7 Tips For Planning Your Hawaiian Vacation

The allure of the Hawaiian Islands has been enchanting visitors for years. This small chain of islands in the middle of the Pacific Ocean pack quite a punch. Hawaii has sandy, golden beaches and tropical jungles, volcanoes and seaside cliffs, a delectable offering of international cuisine, and activities for all ages and preferences.

Before you throw your bathing suit into a suitcase and jump on a plane, here are 7 tips to make your Hawaiian adventure smooth, fun, and relaxing.

When To Go

The good news is that the climate in Hawaii is great all year-round (more on that below), so if school and work schedules don’t limit your choice of dates, then your bank account might. Price-wise, the best time to visit Hawaii is anytime between spring and fall. Prices and crowds rise just before Christmas and stay that way for most of the winter, with many tourists eager to escape the harsh, continental winters.

Which Island(s) To Visit

There are 6 inhabited islands in the Hawaiian chain with unrestricted access, and there is an island for everyone, ranging from the urban amenities of Honolulu and Waikiki Beach to the sleepy resorts on Maui. Here is a quick rundown:

Hawai’i: The Big Island is famous for its black sand beaches and active volcanoes. Despite being the state’s largest landmass, it has a relatively small population. There is a great selection of resorts and plenty of activities.

Maui: The Valley Isle offers some of the state’s nicest beaches, in a scenic but quiet setting, and world-class resorts. Don’t miss the breathtaking Road to Hana highway.

O’ahu: Hosting most of the state’s population and its capital and biggest city in Honolulu, the Gathering Place is the island for all the big city amenities and famous Waikiki Beach. Don’t miss a drive to the North Shore, one of the premier surfing destinations in the world.

Kaua’i: The Garden Isle is quieter and less crowded, but offers some of the most breathtaking views in all of Hawaii on its Na Pali Coast and the Waimea Canyon.

Lanai’i: The Pineapple Isle still retains hints of its pineapple plantation past. Tourism is on the rise, with a handful of resorts now catering to clientele seeking the quiet side of Hawaii, but amenities are sparse.

Moloka’i: The Friendly Isle is where travelers go for an off the grid experience. This is the least populated of the 6 islands. What this islands lacks in amenities it makes up for with its seaside cliffs and the state’s longest reef.

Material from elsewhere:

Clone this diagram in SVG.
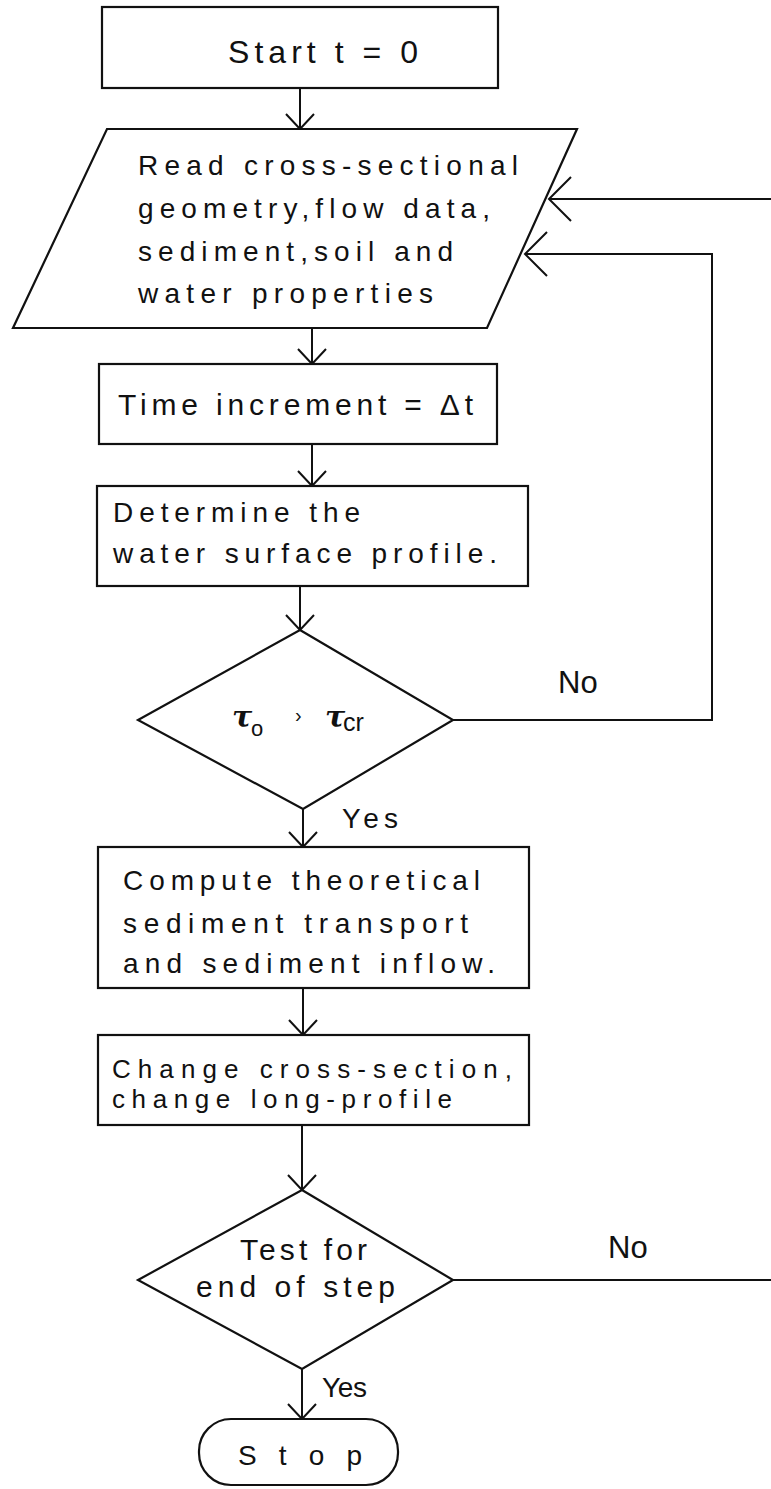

The climate in Hawaii is great throughout the year. Even in the rainier months of winter, the sunshine never stays hidden for long. The temperature is a moderate 70-80 degrees in the winter, rising into the mid-80’s for summer. That is as varied as things get.


Hawaiian cuisine consists of the islands’ famous BBQ, fresh seafood, pineapple, sushi and poke, and even spam. The 3 more populated islands also offer a diverse range of international dining options.


Visitors to Hawaii are never lacking for something to do. Tourists can snorkel above exotic reefs, hike up dormant volcanoes, search for jungle waterfalls, surf along the beautiful beaches, or dance and dine the night away at a luau. If history is your thing, Hawaii has that too; from the only inhabited royal palace in the U.S. to the awe-inspiring relics of the tragic attack on Pearl Harbor.


There are a number of local airlines and boating companies to ferry tourists between the islands. For travelers who are staying put, it’s fun and very affordable to rent a jeep or a convertible and explore the islands by car.


The choices for accommodation are endless. From the bustling resorts on Waikiki Beach, to private home rentals on one of the quieter islands, or a 5-star resort on Maui, there are options for any budget and any traveler. So, start researching and plan the trip. The flowers are always blooming and the sun never disappears for long.